‘…the vaccine has the potential to have major public health impact if licensure is achieved.’
Sunday, 25 April 2021, was World Malaria Day. The disease is reported to kill 800 000 people each year, mostly in sub-Saharan Africa where one in five childhood deaths is associated with malaria. However, a new weapon looks to set to have a significant impact; with researchers from Oxford University, and their partners, having completed a Phase IIb trial of candidate malaria vaccine, R21/Matrix-M, which demonstrated high-level efficacy of 77% over 12-months of follow-up.

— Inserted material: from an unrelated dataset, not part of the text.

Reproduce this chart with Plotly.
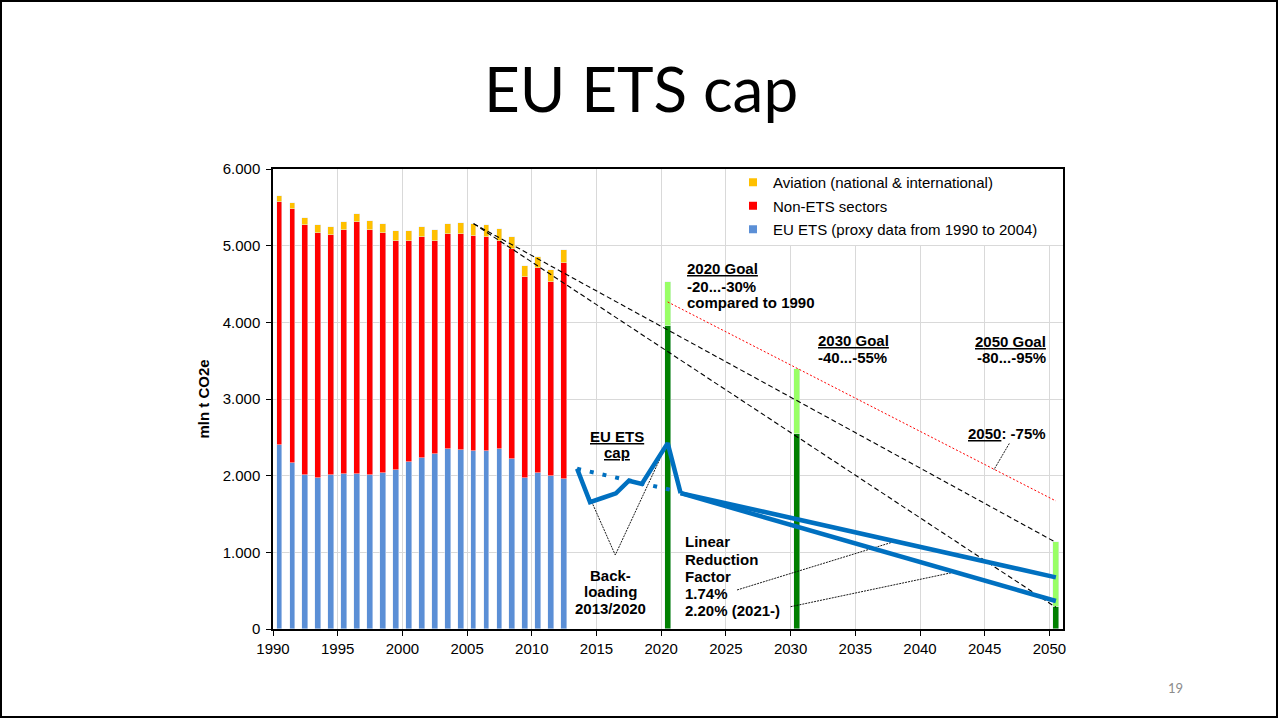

The vaccine was trialled in 450 children, in Burkina Faso, showing a favourable safety profile and being well tolerated. The findings have been published in Reprints with The Lancet The vaccine is said to be the first to achieve the World Health Organisation’s (WHO) Malaria Vaccine Technology Roadmap goal of a vaccine with at least 75% efficacy.
The researchers, in collaboration with Serum Institute of India and Novavax, have now started recruitment for a Phase III licensure trial to assess large-scale safety and efficacy in 4800 children aged 5-36 months across four African countries.
Adrian Hill, Director of the Jenner Institute and Lakshmi Mittal and Family Professor of Vaccinology at the University of Oxford and co-author of the paper said: ‘These new results support our high expectations for the potential of this vaccine, which we believe is the first to reach the WHO’s goal of a vaccine for malaria with at least 75% efficacy. With the commitment of our commercial partner, the Serum Institute of India, to manufacture at least 200 million doses annually in the coming years, the vaccine has the potential to have major public health impact if licensure is achieved.’
Professor Alkassoum Maiga, Minister of Higher Education, Scientific Research and Innovation in Burkina Faso said: ‘[I] hope that the upcoming phase III trial will confirm these exciting findings and that this vaccine could have a real impact on this disease affecting millions of children every year.’
Marking World Malaria Day, the WHO has launched a report summarizing actions taken and lessons learned in a number of countries since 2017 to reach zero malaria cases by 2020 in the so called E-2020 initiative. This project has now been re-launched as the E-2025 initiative, in which the WHO has identified 25 countries that have the potential to stamp out malaria within a 5-year time frame. ‘These 25 countries will receive specialised support and technical guidance as they work towards the target of zero malaria,’ the WHO said.